((

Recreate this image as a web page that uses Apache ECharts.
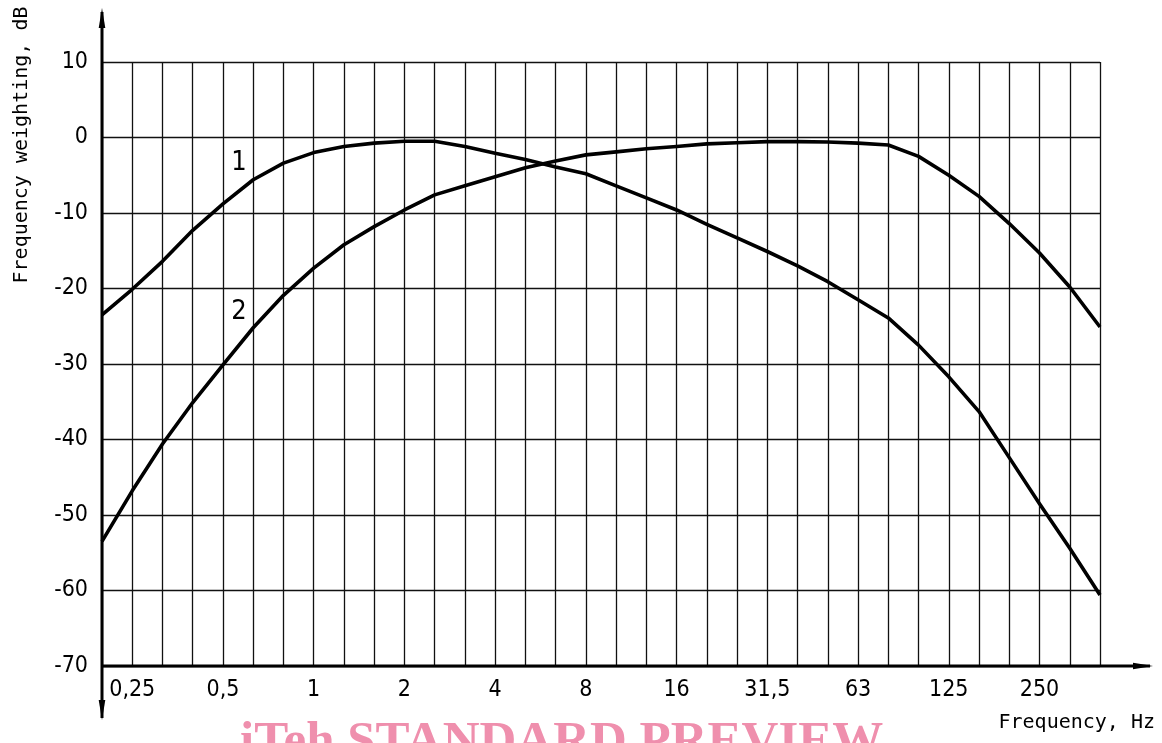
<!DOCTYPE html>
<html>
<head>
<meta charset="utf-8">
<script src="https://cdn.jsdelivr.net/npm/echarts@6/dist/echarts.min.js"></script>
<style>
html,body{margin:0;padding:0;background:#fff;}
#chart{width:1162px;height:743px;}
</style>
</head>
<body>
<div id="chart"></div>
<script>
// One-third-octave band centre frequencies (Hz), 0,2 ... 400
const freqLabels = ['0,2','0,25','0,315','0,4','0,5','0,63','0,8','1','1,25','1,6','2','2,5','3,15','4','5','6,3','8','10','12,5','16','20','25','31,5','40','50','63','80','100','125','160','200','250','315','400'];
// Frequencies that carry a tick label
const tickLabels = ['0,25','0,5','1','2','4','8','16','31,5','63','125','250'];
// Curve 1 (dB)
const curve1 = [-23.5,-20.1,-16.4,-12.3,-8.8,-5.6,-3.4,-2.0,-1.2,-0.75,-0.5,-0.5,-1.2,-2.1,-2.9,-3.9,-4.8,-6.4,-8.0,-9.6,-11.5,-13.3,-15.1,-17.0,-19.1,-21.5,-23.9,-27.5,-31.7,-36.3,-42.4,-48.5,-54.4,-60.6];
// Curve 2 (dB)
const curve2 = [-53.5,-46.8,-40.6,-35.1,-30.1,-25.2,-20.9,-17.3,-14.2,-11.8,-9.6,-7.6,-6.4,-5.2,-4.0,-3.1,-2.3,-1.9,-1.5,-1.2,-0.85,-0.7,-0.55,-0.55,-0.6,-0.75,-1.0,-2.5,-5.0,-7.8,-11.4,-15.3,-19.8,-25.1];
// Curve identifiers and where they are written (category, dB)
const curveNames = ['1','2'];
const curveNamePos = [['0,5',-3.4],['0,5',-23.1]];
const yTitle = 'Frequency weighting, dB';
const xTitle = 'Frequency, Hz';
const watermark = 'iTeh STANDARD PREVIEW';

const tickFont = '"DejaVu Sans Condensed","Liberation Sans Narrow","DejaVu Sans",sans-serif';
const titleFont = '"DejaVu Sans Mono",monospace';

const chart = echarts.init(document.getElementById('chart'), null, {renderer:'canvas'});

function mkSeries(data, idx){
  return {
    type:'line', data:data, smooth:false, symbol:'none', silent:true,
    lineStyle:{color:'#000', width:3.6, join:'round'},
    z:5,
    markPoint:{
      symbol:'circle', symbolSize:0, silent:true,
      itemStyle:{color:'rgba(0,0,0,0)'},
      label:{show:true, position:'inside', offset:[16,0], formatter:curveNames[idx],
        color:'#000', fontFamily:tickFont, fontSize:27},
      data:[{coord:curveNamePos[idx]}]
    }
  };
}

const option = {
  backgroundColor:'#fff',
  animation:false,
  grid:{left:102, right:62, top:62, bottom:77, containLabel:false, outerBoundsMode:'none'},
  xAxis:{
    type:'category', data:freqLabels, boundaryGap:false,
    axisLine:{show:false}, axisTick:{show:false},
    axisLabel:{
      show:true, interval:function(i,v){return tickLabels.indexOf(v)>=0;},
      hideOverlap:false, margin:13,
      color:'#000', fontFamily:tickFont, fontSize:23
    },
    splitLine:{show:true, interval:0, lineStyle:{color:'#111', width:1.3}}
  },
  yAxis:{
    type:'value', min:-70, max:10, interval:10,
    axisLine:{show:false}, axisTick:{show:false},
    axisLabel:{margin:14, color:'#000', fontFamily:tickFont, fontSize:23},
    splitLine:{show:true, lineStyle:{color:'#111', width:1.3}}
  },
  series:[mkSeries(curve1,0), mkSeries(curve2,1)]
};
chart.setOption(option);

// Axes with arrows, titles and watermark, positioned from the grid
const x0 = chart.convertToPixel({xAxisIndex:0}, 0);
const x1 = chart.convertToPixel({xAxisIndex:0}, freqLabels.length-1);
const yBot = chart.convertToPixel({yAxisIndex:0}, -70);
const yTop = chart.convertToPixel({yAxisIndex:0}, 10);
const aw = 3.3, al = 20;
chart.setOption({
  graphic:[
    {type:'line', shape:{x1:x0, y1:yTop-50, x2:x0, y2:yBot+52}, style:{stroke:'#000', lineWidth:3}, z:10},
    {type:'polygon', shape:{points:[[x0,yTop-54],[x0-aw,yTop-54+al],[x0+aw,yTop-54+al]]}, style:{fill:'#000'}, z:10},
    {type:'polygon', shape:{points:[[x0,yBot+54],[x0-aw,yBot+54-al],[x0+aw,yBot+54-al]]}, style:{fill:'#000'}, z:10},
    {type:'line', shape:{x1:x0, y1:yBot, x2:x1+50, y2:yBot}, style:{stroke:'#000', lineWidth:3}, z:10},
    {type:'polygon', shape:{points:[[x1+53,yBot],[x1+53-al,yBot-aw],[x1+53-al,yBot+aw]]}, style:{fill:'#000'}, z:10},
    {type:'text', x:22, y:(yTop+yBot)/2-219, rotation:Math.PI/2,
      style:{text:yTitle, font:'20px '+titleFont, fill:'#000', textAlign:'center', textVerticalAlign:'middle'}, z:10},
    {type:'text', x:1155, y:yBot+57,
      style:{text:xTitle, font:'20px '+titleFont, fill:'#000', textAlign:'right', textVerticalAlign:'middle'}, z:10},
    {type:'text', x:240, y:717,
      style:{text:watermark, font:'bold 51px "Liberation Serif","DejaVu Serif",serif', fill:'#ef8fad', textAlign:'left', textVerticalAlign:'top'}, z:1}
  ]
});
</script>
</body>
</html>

))

→ **EXERCISE DESCRIPTION**
With the pictures left out, restate word for word every line of the data above, from the first down to the line that contains "const watermark = 'iTeh STANDARD PREVIEW';".

→ **CORRECT ANSWER**
Recreate this image as a web page that uses Apache ECharts.
<!DOCTYPE html>
<html>
<head>
<meta charset="utf-8">
<script src="https://cdn.jsdelivr.net/npm/echarts@6/dist/echarts.min.js"></script>
<style>
html,body{margin:0;padding:0;background:#fff;}
#chart{width:1162px;height:743px;}
</style>
</head>
<body>
<div id="chart"></div>
<script>
// One-third-octave band centre frequencies (Hz), 0,2 ... 400
const freqLabels = ['0,2','0,25','0,315','0,4','0,5','0,63','0,8','1','1,25','1,6','2','2,5','3,15','4','5','6,3','8','10','12,5','16','20','25','31,5','40','50','63','80','100','125','160','200','250','315','400'];
// Frequencies that carry a tick label
const tickLabels = ['0,25','0,5','1','2','4','8','16','31,5','63','125','250'];
// Curve 1 (dB)
const curve1 = [-23.5,-20.1,-16.4,-12.3,-8.8,-5.6,-3.4,-2.0,-1.2,-0.75,-0.5,-0.5,-1.2,-2.1,-2.9,-3.9,-4.8,-6.4,-8.0,-9.6,-11.5,-13.3,-15.1,-17.0,-19.1,-21.5,-23.9,-27.5,-31.7,-36.3,-42.4,-48.5,-54.4,-60.6];
// Curve 2 (dB)
const curve2 = [-53.5,-46.8,-40.6,-35.1,-30.1,-25.2,-20.9,-17.3,-14.2,-11.8,-9.6,-7.6,-6.4,-5.2,-4.0,-3.1,-2.3,-1.9,-1.5,-1.2,-0.85,-0.7,-0.55,-0.55,-0.6,-0.75,-1.0,-2.5,-5.0,-7.8,-11.4,-15.3,-19.8,-25.1];
// Curve identifiers and where they are written (category, dB)
const curveNames = ['1','2'];
const curveNamePos = [['0,5',-3.4],['0,5',-23.1]];
const yTitle = 'Frequency weighting, dB';
const xTitle = 'Frequency, Hz';
const watermark = 'iTeh STANDARD PREVIEW';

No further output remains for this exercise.